Congested People Want To Know: Can You Do Breathwork With Allergies?
The other night, I was struggling to quiet my mind before bed and thought a breathwork exercise would help. I lit a candle and some incense, put a pillow on the back of my desk chair, and flipped through the pages of Ashley Neese's new book, How To Breathe for inspiration and guidance on technique. The stage was set; I was ready for a wave of release and relaxation. But alas, my allergies had other plans.
Like 36 million others across the U.S., the moment spring hits I start to suffer from congestion, watery eyes, and a runny nose. I've had seasonal allergies for as long as I can remember, and they've become easy enough to accept as part of daily life—except, that is, when I'm trying to do an exercise like breathwork that is entirely dependent on the openness of my nasal passages.
Frustrated, stuffy, and still very much monkey minded, I reached out to Neese and Gwen Dittmar, another breathwork teacher, for advice on how to reap the benefits of the breath when it's difficult to, well, breathe.
Are there any types of breathwork that is easier to do when congested?
"I typically suggest not doing any breathwork that activates the sympathetic nervous system while congested," Neese advises. "Steer away from fast-paced, intense practices that take up too much of your energy until the congestion has cleared." That makes intense, heat-promoting series like the breath of fire off-limits, but more relaxing ones fair game.
"Breathing practices that engage with the parasympathetic system are great when congested, depending on how stuffy you are," Neese explains.

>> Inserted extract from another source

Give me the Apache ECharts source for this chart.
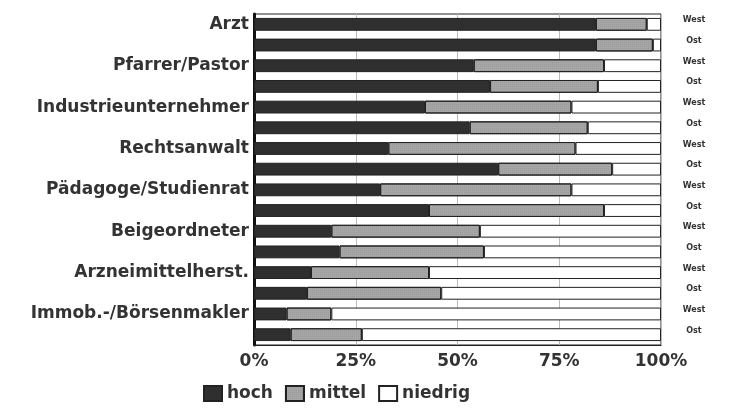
<!DOCTYPE html>
<html><head><meta charset="utf-8">
<script src="https://cdn.jsdelivr.net/npm/echarts@6/dist/echarts.min.js"></script>
<style>html,body{margin:0;padding:0;background:#fff}#c{width:732px;height:410px}</style>
</head><body><div id="c"></div>
<script>
const professions = ['Arzt','Pfarrer/Pastor','Industrieunternehmer','Rechtsanwalt','Pädagoge/Studienrat','Beigeordneter','Arzneimittelherst.','Immob.-/Börsenmakler'];
const regions = ['West','Ost'];
// per-segment values (percent), order: West, Ost per profession
const hoch   = [84, 84, 54, 58, 42, 53, 33, 60, 31, 43, 19, 21, 14, 13, 8, 9];
const mittel = [12.5, 14, 32, 26.5, 36, 29, 46, 28, 47, 43, 36.5, 35.5, 29, 33, 11, 17.5];
const niedrig = hoch.map((h,i)=>100-h-mittel[i]);
const xTicks = [0,25,50,75,100];

const cats = [];
const leftLabels = [];
const rightLabels = [];
professions.forEach(p=>{regions.forEach((r,j)=>{cats.push(p+'|'+r);leftLabels.push(j===0?p:'');rightLabels.push(r);});});

const chart = echarts.init(document.getElementById('c'));
const font = '"DejaVu Sans", Verdana, sans-serif';
const border = {borderColor:'#222', borderWidth:1};
chart.setOption({
  animation:false,
  backgroundColor:'#fff',
  textStyle:{fontFamily:font},
  grid:{left:254,right:71,top:14,bottom:65,show:true,borderColor:'#222',borderWidth:1},
  legend:{left:198,bottom:3,itemWidth:18,itemHeight:15,itemGap:12,icon:'rect',
    textStyle:{fontFamily:font,fontWeight:'bold',fontSize:17,color:'#333'},
    data:['hoch','mittel','niedrig']},
  xAxis:{type:'value',min:xTicks[0],max:xTicks[xTicks.length-1],interval:xTicks[1]-xTicks[0],
    axisLine:{show:true,lineStyle:{color:'#222',width:1}},
    axisTick:{show:false},
    splitLine:{show:true,lineStyle:{color:'#bbb',width:1}},
    axisLabel:{formatter:'{value}%',fontWeight:'bold',fontSize:17,color:'#333',margin:8,fontFamily:font}},
  yAxis:[{type:'category',data:cats,inverse:true,
    axisLine:{show:true,lineStyle:{color:'#111',width:3}},axisTick:{show:false},
    axisLabel:{interval:0,fontWeight:'bold',fontSize:17,color:'#333',margin:5,fontFamily:font,
      formatter:(v,i)=>leftLabels[i]}},
    {type:'category',data:cats,inverse:true,position:'right',
    axisLine:{show:false},axisTick:{show:false},
    axisLabel:{interval:0,fontWeight:'bold',fontSize:8,color:'#333',margin:33,align:'center',verticalAlign:'bottom',fontFamily:font,
      formatter:(v,i)=>rightLabels[i]}}],
  series:[
    {name:'hoch',type:'bar',stack:'s',barWidth:'62%',data:hoch,itemStyle:Object.assign({color:'#2f2f2f'},border)},
    {name:'mittel',type:'bar',stack:'s',data:mittel,itemStyle:Object.assign({color:'#a6a6a6',
      decal:{symbol:'rect',symbolSize:0.6,color:'rgba(60,60,60,0.35)',dashArrayX:[1,1],dashArrayY:[1,1],rotation:0}},border)},
    {name:'niedrig',type:'bar',stack:'s',data:niedrig,itemStyle:Object.assign({color:'#ffffff'},border)}
  ]
});
</script></body></html>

This includes alternate-nostril breathing, or taking deep breaths through one nostril at a time, and exhaling through the other. "Note, if you can only breathe out of one nostril you can simply practice slowly inhaling and exhaling through that nostril for a couple minutes to bring your nervous system into a regulated state."
Dittmar adds that breathing through the mouth can be more comfortable for people with congestion and recommends this three-part routine from her teacher David Elliot: "You breathe into the belly, then chest, and then exhale. One inhale, one inhale, and an exhale. You should do it kind of rapidly, but it doesn't have to be ridiculously fast. Do it for three to seven minutes."
Both practitioners believe that breathwork can actually help relieve symptoms of allergies or the common cold when done correctly. "I find it so helpful when I'm sick," says Dittmar. "Usually after the breathwork, either the cold is gone or it's dissipated." In addition to lowering cortisol levels and regulating blood pressure, diaphragmatic breathing has indeed been shown to increase respiratory capacity in clinical studies.
Anything else for us stuffy folks to keep in mind?
Before getting started with you alternate-nostril or belly breath, Neese recommends using a neti pot to flush out your sinuses and says to practice sitting up to relieve pressure in your head. "It is possible to still receive the benefits of practice while congested," she affirms. "Just be prepared for it feeling very different. And go very slowly!"